Treat your loved ones to a spring fruit pie. This luscious dessert has a pretty pink filling and a fluffy whipped cream topping. —Irene Caron, Loudon, New Hampshire
- 1 can (20 ounces) crushed pineapple, undrained
- 10 frozen unsweetened whole strawberries, thawed
- 3 tablespoons quick-cooking tapioca
- 2 egg yolks
- 3/4 cup plus 1 tablespoon sugar, divided
- 3/4 teaspoon lemon extract, divided
- 5 drops red food coloring, optional
- 1 pastry shell (9 inches), baked
- 1 cup heavy whipping cream
- Place pineapple and strawberries in a food processor; cover and process until smooth. Transfer to a saucepan. Stir in the tapioca, egg yolks and 3/4 cup sugar; let stand for 5 minutes.
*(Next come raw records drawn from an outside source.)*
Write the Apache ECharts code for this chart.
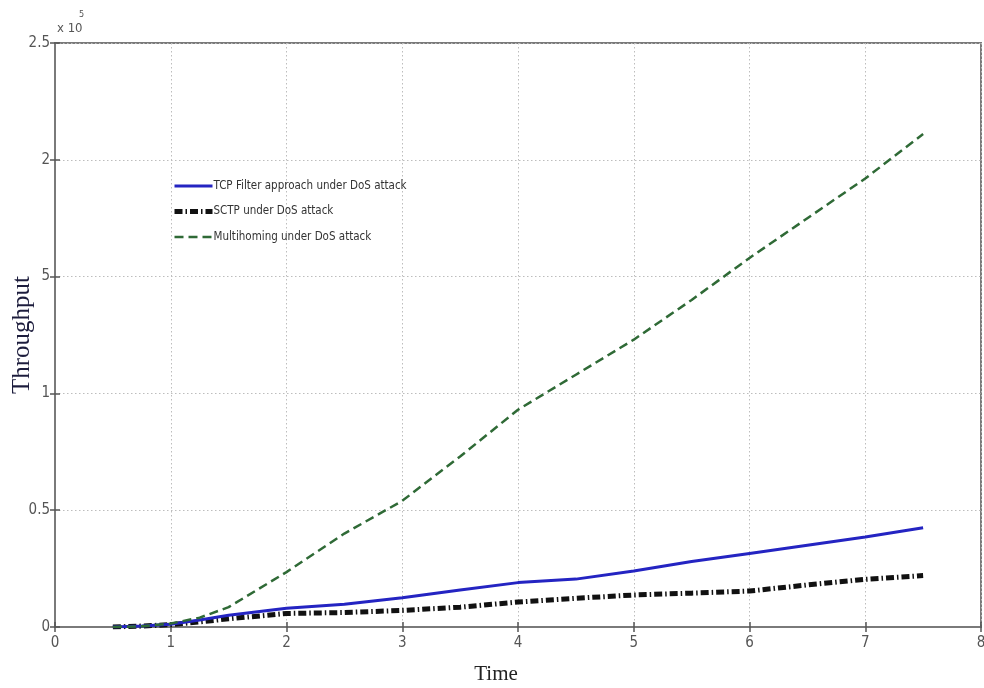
<!DOCTYPE html>
<html>
<head>
<meta charset="utf-8">
<script src="https://cdn.jsdelivr.net/npm/echarts@6/dist/echarts.min.js"></script>
<style>
html,body{margin:0;padding:0;background:#fff;}
#chart{width:984px;height:688px;}
</style>
</head>
<body>
<div id="chart"></div>
<script>
// Time values (x axis)
var times = [0.5, 0.75, 1, 1.25, 1.5, 2, 2.5, 3, 3.5, 4, 4.5, 5, 5.5, 6, 6.5, 7, 7.5];
// Throughput values in units of 10^5
var tcpFilter = [0, 0.004, 0.012, 0.03, 0.05, 0.08, 0.097, 0.125, 0.158, 0.19, 0.205, 0.24, 0.28, 0.315, 0.35, 0.385, 0.425];
var sctp = [0, 0.004, 0.01, 0.022, 0.035, 0.058, 0.062, 0.071, 0.085, 0.107, 0.123, 0.137, 0.145, 0.154, 0.18, 0.204, 0.22];
var multihoming = [0, 0.003, 0.015, 0.04, 0.085, 0.235, 0.40, 0.54, 0.73, 0.93, 1.08, 1.23, 1.40, 1.58, 1.75, 1.92, 2.11];
var seriesNames = ['TCP Filter approach under DoS attack', 'SCTP under DoS attack', 'Multihoming under DoS attack'];
var yTickLabels = ['0', '0.5', '1', '5', '2', '2.5'];
var xTickLabels = ['0', '1', '2', '3', '4', '5', '6', '7', '8'];

function pairs(ys) { return times.map(function (t, i) { return [t, ys[i]]; }); }

var narrow = '"Liberation Sans Narrow", "DejaVu Sans Condensed", "Arial Narrow", sans-serif';
var serif = '"Liberation Serif", "Times New Roman", serif';
var chart = echarts.init(document.getElementById('chart'));
var gridLine = { show: true, lineStyle: { color: '#bdbdbd', type: [1.5, 2.5], width: 1 } };
var tick = { show: true, inside: true, length: 5, lineStyle: { color: '#555', width: 1.5 } };

chart.setOption({
  backgroundColor: '#fff',
  animation: false,
  grid: { left: 55, right: 3, top: 43, bottom: 61, containLabel: false, outerBoundsMode: 'none',
    show: true, borderColor: '#7a7a7a', borderWidth: 2, backgroundColor: '#fff' },
  legend: {
    orient: 'vertical', left: 172, top: 180, padding: 0, itemWidth: 38, itemHeight: 14, itemGap: 13.5,
    itemStyle: { opacity: 0 },
    textStyle: { fontFamily: narrow, fontSize: 11.5, color: '#333', padding: [0, 0, 0, -4] },
    data: [
      { name: seriesNames[0], lineStyle: { width: 3 } },
      { name: seriesNames[1], lineStyle: { width: 5 } },
      { name: seriesNames[2], lineStyle: { width: 2.5 } }
    ]
  },
  xAxis: [{
    type: 'value', min: 0, max: 8, interval: 1, position: 'bottom',
    name: 'Time', nameLocation: 'middle', nameGap: 37,
    nameTextStyle: { fontFamily: serif, fontSize: 21, color: '#222', padding: [0, 44, 0, 0] },
    axisLine: { show: true, lineStyle: { color: '#7a7a7a', width: 2 } },
    axisTick: tick,
    axisLabel: { margin: 9, fontFamily: narrow, fontSize: 15, color: '#555',
      formatter: function (v) { return xTickLabels[Math.round(v)]; } },
    splitLine: gridLine
  }, {
    type: 'value', min: 0, max: 8, interval: 1, position: 'top',
    axisLine: { show: true, lineStyle: { color: '#7a7a7a', width: 2 } },
    axisTick: tick, axisLabel: { show: false }, splitLine: { show: false }
  }],
  yAxis: [{
    type: 'value', min: 0, max: 2.5, interval: 0.5, position: 'left',
    axisLine: { show: true, lineStyle: { color: '#7a7a7a', width: 2 } },
    axisTick: tick,
    axisLabel: { margin: 5, fontFamily: narrow, fontSize: 15, color: '#555',
      formatter: function (v) { return yTickLabels[Math.round(v / 0.5)]; } },
    splitLine: gridLine
  }, {
    type: 'value', min: 0, max: 2.5, interval: 0.5, position: 'right',
    axisLine: { show: true, lineStyle: { color: '#7a7a7a', width: 2 } },
    axisTick: tick, axisLabel: { show: false }, splitLine: { show: false }
  }],
  graphic: [{
    type: 'text', x: 22, y: 335, rotation: Math.PI / 2,
    style: { text: 'Throughput', fontFamily: serif, fontSize: 25, fill: '#1c1c3c', align: 'center', verticalAlign: 'middle' }
  }, {
    type: 'text', left: 57, top: 22,
    style: { text: 'x 10', fontFamily: narrow, fontSize: 13, fill: '#555' }
  }, {
    type: 'text', left: 79, top: 10,
    style: { text: '5', fontFamily: narrow, fontSize: 9, fill: '#555' }
  }],
  series: [{
    name: seriesNames[0], type: 'line', data: pairs(tcpFilter), symbol: 'none', smooth: false,
    lineStyle: { color: '#2424c2', width: 3 }, itemStyle: { color: '#2424c2' }, z: 4
  }, {
    name: seriesNames[1], type: 'line', data: pairs(sctp), symbol: 'none',
    lineStyle: { color: '#111', width: 5, type: [8, 3, 1.5, 3] }, itemStyle: { color: '#111' }, z: 3
  }, {
    name: seriesNames[2], type: 'line', data: pairs(multihoming), symbol: 'none',
    lineStyle: { color: '#2f6a36', width: 2.5, type: [9, 5] }, itemStyle: { color: '#2f6a36' }, z: 5
  }]
});
</script>
</body>
</html>
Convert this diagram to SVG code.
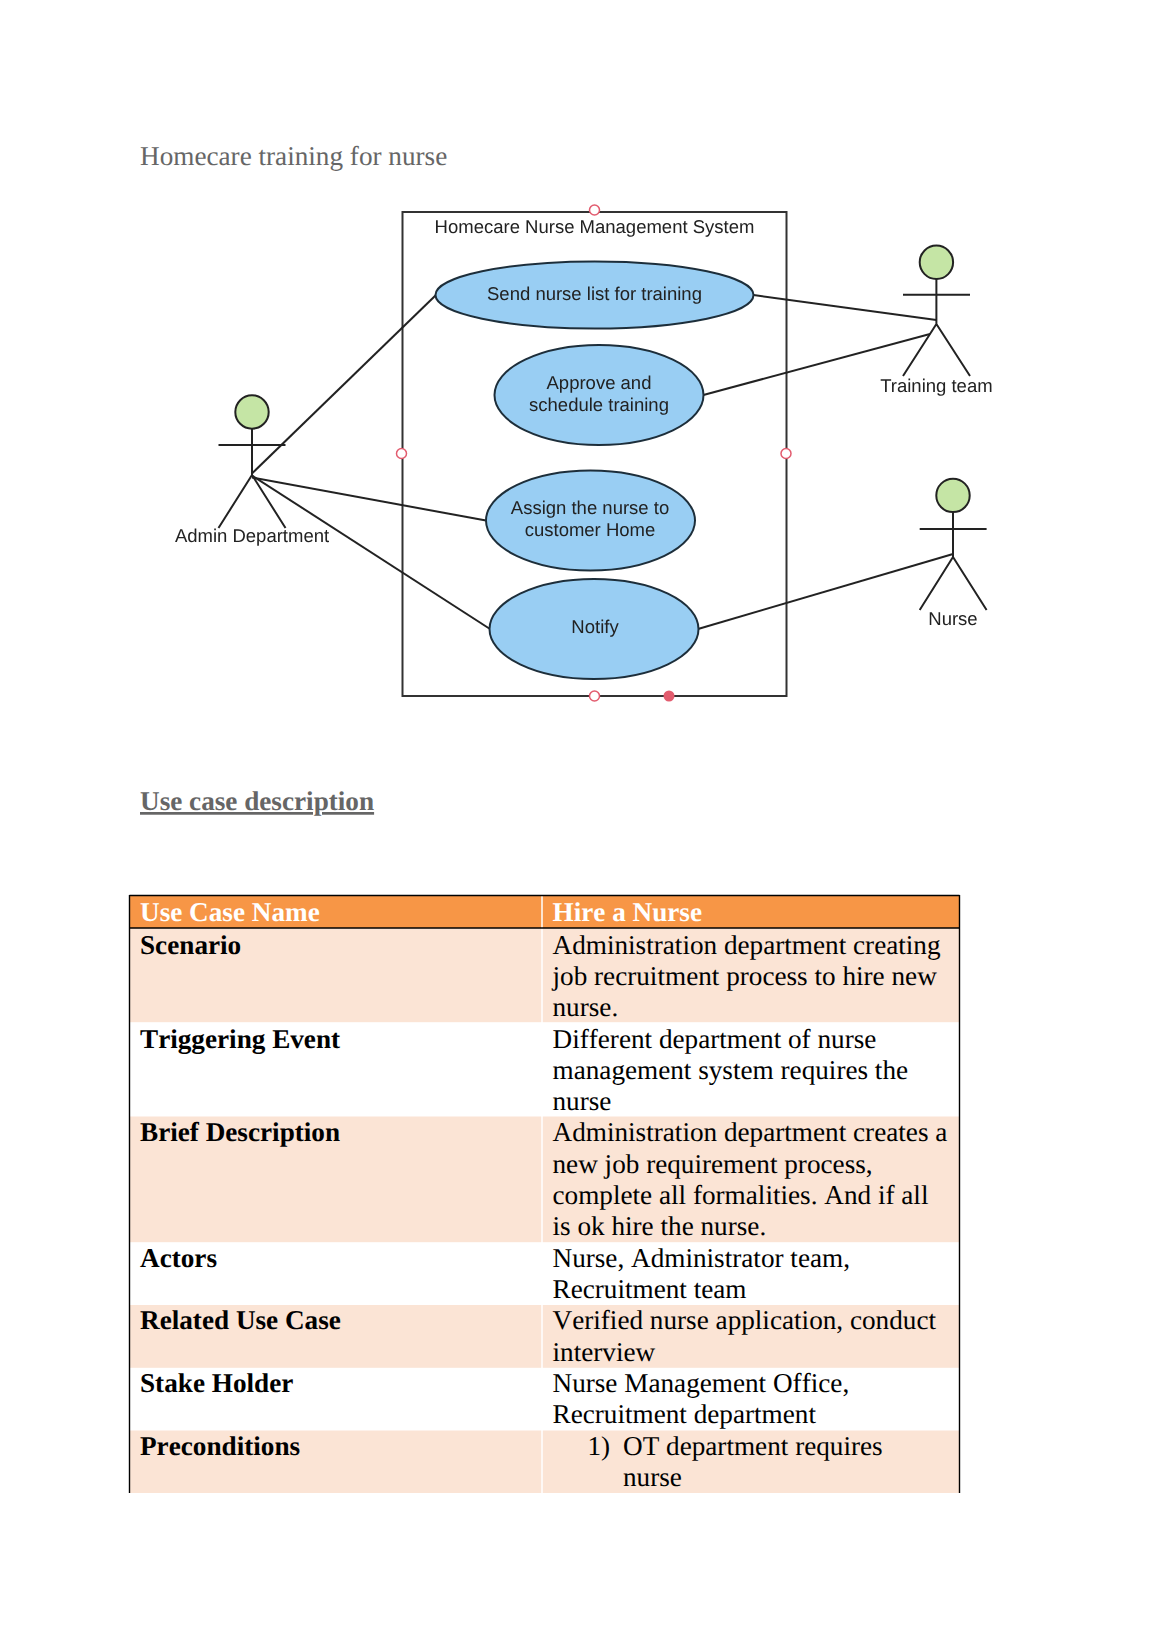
<svg xmlns="http://www.w3.org/2000/svg" width="1158" height="1638" viewBox="0 0 1158 1638">
<style>
text{text-rendering:geometricPrecision}
.t{font-family:"Liberation Serif",serif;font-size:27.2px;fill:#000;font-kerning:none}
.b{font-weight:bold}
.h{font-weight:bold;fill:#fff}
.g{fill:#666}
.s{font-family:"Liberation Sans",sans-serif;font-size:18.5px;fill:#222;text-anchor:middle}
.uc{fill:#99CEF3;stroke:#1f2f3a;stroke-width:2}
.head{fill:#C5E5A5;stroke:#222;stroke-width:2}
.l{stroke:#222;stroke-width:2;fill:none}
.port{fill:#fff;stroke:#E25B6E;stroke-width:1.5}
.tint{fill:#FBE4D5}
.sep{stroke:#fff;stroke-width:1.5}
.bd{stroke:#000;stroke-width:1.4}
.soft{filter:url(#soft)}
</style>
<defs><filter id="soft" x="-5%" y="-5%" width="110%" height="110%"><feGaussianBlur stdDeviation="0.45"/></filter></defs>
<rect width="1158" height="1638" fill="#fff"/>
<text class="t g" x="140" y="165">Homecare training for nurse</text>
<g id="system" class="soft">
<rect x="402.500" y="212" width="384" height="484" fill="#fff" stroke="#333" stroke-width="2"/>
<text class="s" x="594.500" y="233">Homecare Nurse Management System</text>
<circle class="port" cx="594.500" cy="210" r="5"/>
<circle class="port" cx="401.500" cy="453.500" r="5"/>
<circle class="port" cx="786" cy="453.500" r="5"/>
<circle class="port" cx="594.500" cy="696" r="5"/>
<circle cx="669" cy="696" r="5.500" fill="#E25B6E"/>
</g>
<g id="connectors" class="soft">
<path class="l" d="M436 295L252 473.500"/>
<path class="l" d="M753.500 295L936.400 320"/>
<path class="l" d="M703.400 395L930 334"/>
<path class="l" d="M252 477.600L486 520.500"/>
<path class="l" d="M252 475.500L490 629"/>
<path class="l" d="M698 629L953 554"/>
</g>
<g id="uc-send" class="soft"><ellipse class="uc" cx="594.500" cy="295" rx="159" ry="33.500"/><text class="s" x="594.500" y="300">Send nurse list for training</text></g>
<g id="uc-approve" class="soft"><ellipse class="uc" cx="599" cy="395" rx="104.500" ry="50"/><text class="s" x="599" y="389">Approve and</text><text class="s" x="599" y="411">schedule training</text></g>
<g id="uc-assign" class="soft"><ellipse class="uc" cx="590.500" cy="520.500" rx="104.500" ry="50"/><text class="s" x="590" y="514">Assign the nurse to</text><text class="s" x="590" y="536">customer Home</text></g>
<g id="uc-notify" class="soft"><ellipse class="uc" cx="594" cy="629" rx="104.500" ry="50"/><text class="s" x="595" y="633">Notify</text></g>
<g id="actor-admin" class="soft">
<path class="l" d="M252 428.700V475M218.500 445H285.500M252 475L218.500 528M252 475L285.500 528"/>
<circle class="head" cx="252" cy="412" r="16.700"/>
<text class="s" x="252" y="542">Admin Department</text>
</g>
<g id="actor-training" class="soft">
<path class="l" d="M936.400 279V324M903 294.700H970M936.400 324L903 376M936.400 324L970 376"/>
<circle class="head" cx="936.400" cy="262.300" r="16.700"/>
<text class="s" x="936.400" y="392">Training team</text>
</g>
<g id="actor-nurse" class="soft">
<path class="l" d="M953 512V557M919.700 529H986.600M953 557L919.700 610M953 557L986.600 610"/>
<circle class="head" cx="953" cy="495.400" r="16.700"/>
<text class="s" x="953" y="625">Nurse</text>
</g>
<text class="t b g" x="140" y="810" text-decoration="underline">Use case description</text>
<g id="table">
<rect x="130" y="896" width="829" height="32" fill="#F79646"/>
<rect class="tint" x="130" y="928" width="829" height="94.200"/>
<rect class="tint" x="130" y="1116.500" width="829" height="125.700"/>
<rect class="tint" x="130" y="1305" width="829" height="62.800"/>
<rect class="tint" x="130" y="1430.500" width="829" height="62.500"/>
<path class="sep" d="M542 896V1493"/>
<path class="bd" d="M129.500 895.500H959.500M129.500 928H959.500M129.500 895V1493M959.500 895V1493"/>
<text class="t h" x="140" y="921">Use Case Name</text>
<text class="t h" x="552.500" y="921">Hire a Nurse</text>
<text class="t b" x="140" y="954">Scenario</text>
<text class="t" x="552.500" y="954">Administration department creating</text>
<text class="t" x="552.500" y="985">job recruitment process to hire new</text>
<text class="t" x="552.500" y="1016">nurse.</text>
<text class="t b" x="140" y="1048">Triggering Event</text>
<text class="t" x="552.500" y="1048">Different department of nurse</text>
<text class="t" x="552.500" y="1079">management system requires the</text>
<text class="t" x="552.500" y="1110">nurse</text>
<text class="t b" x="140" y="1141">Brief Description</text>
<text class="t" x="552.500" y="1141">Administration department creates a</text>
<text class="t" x="552.500" y="1173">new job requirement process,</text>
<text class="t" x="552.500" y="1204">complete all formalities. And if all</text>
<text class="t" x="552.500" y="1235">is ok hire the nurse.</text>
<text class="t b" x="140" y="1266.500">Actors</text>
<text class="t" x="552.500" y="1266.500">Nurse, Administrator team,</text>
<text class="t" x="552.500" y="1298">Recruitment team</text>
<text class="t b" x="140" y="1329">Related Use Case</text>
<text class="t" x="552.500" y="1329">Verified nurse application, conduct</text>
<text class="t" x="552.500" y="1360.500">interview</text>
<text class="t b" x="140" y="1392">Stake Holder</text>
<text class="t" x="552.500" y="1392">Nurse Management Office,</text>
<text class="t" x="552.500" y="1423">Recruitment department</text>
<text class="t b" x="140" y="1454.500">Preconditions</text>
<text class="t" x="587.500" y="1454.500">1)</text>
<text class="t" x="623" y="1454.500">OT department requires</text>
<text class="t" x="623" y="1486">nurse</text>
</g>
</svg>
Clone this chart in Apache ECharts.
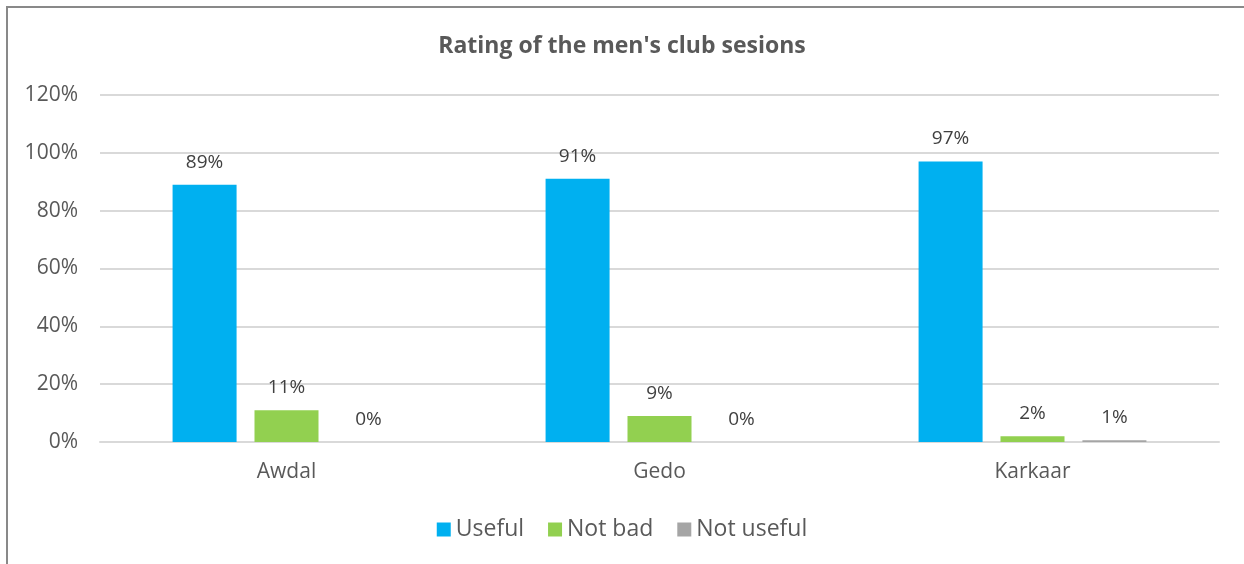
<!DOCTYPE html>
<html>
<head>
<meta charset="utf-8">
<script src="https://cdn.jsdelivr.net/npm/echarts@6/dist/echarts.min.js"></script>
<style>
html,body{margin:0;padding:0;background:#fff;}
#frame{position:absolute;left:6px;top:6px;width:1260px;height:600px;border-left:2px solid #898989;border-top:2px solid #898989;box-sizing:border-box;}
#chart{position:absolute;left:0;top:0;width:1244px;height:564px;}
</style>
</head>
<body>
<div id="frame"></div>
<div id="chart"></div>
<script>
const categories = ['Awdal', 'Gedo', 'Karkaar'];
const seriesNames = ['Useful', 'Not bad', 'Not useful'];
const useful = [89, 91, 97];
const notBad = [11, 9, 2];
const notUseful = [0, 0, 0.6];
const yTicks = [0, 20, 40, 60, 80, 100, 120];
const colors = ['#00B0F0', '#92D050', '#A5A5A5'];

const font = '"Open Sans", "Noto Sans", sans-serif';
const chart = echarts.init(document.getElementById('chart'));
const values = [useful, notBad, notUseful];
chart.setOption({
  animation: false,
  title: {
    text: "Rating of the men's club sesions",
    left: 'center', top: 30,
    textStyle: {fontFamily: font, fontSize: 23, fontWeight: 'bold', color: '#595959'}
  },
  legend: {
    bottom: 18, left: 'center', itemWidth: 14, itemHeight: 14, itemGap: 24,
    icon: 'rect',
    textStyle: {fontFamily: font, fontSize: 23, color: '#595959'},
    data: seriesNames
  },
  grid: {left: 100, right: 25, top: 95, bottom: 122},
  xAxis: {
    type: 'category', data: categories,
    axisLine: {lineStyle: {color: '#D9D9D9', width: 2}},
    axisTick: {show: false},
    axisLabel: {fontFamily: font, fontSize: 21, color: '#595959', margin: 20}
  },
  yAxis: {
    type: 'value', min: yTicks[0], max: yTicks[yTicks.length - 1], interval: 20,
    axisLine: {show: false}, axisTick: {show: false},
    splitLine: {lineStyle: {color: '#D9D9D9', width: 2}},
    axisLabel: {fontFamily: font, fontSize: 21, color: '#595959', margin: 22, formatter: v => v + '%'}
  },
  series: seriesNames.map((n, i) => ({
    name: n, type: 'bar', data: values[i],
    barWidth: 64, barGap: '28%',
    itemStyle: {color: colors[i]},
    label: {
      show: true, position: 'top', distance: 13,
      fontFamily: font, fontSize: 19, color: '#404040',
      formatter: p => Math.round(p.value) + '%'
    }
  }))
});
</script>
</body>
</html>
- Cook and stir over medium heat until mixture comes to a full boil. Remove from the heat; stir in 1/2 teaspoon extract and food coloring if desired. Pour into pastry shell; refrigerate for 1 hour.
- In a small bowl, beat cream until it begins to thicken. Add remaining sugar and extract; beat until stiff peaks form. Spread over top of pie. Refrigerate for at least 4 hours or until set. Yield: 8 servings.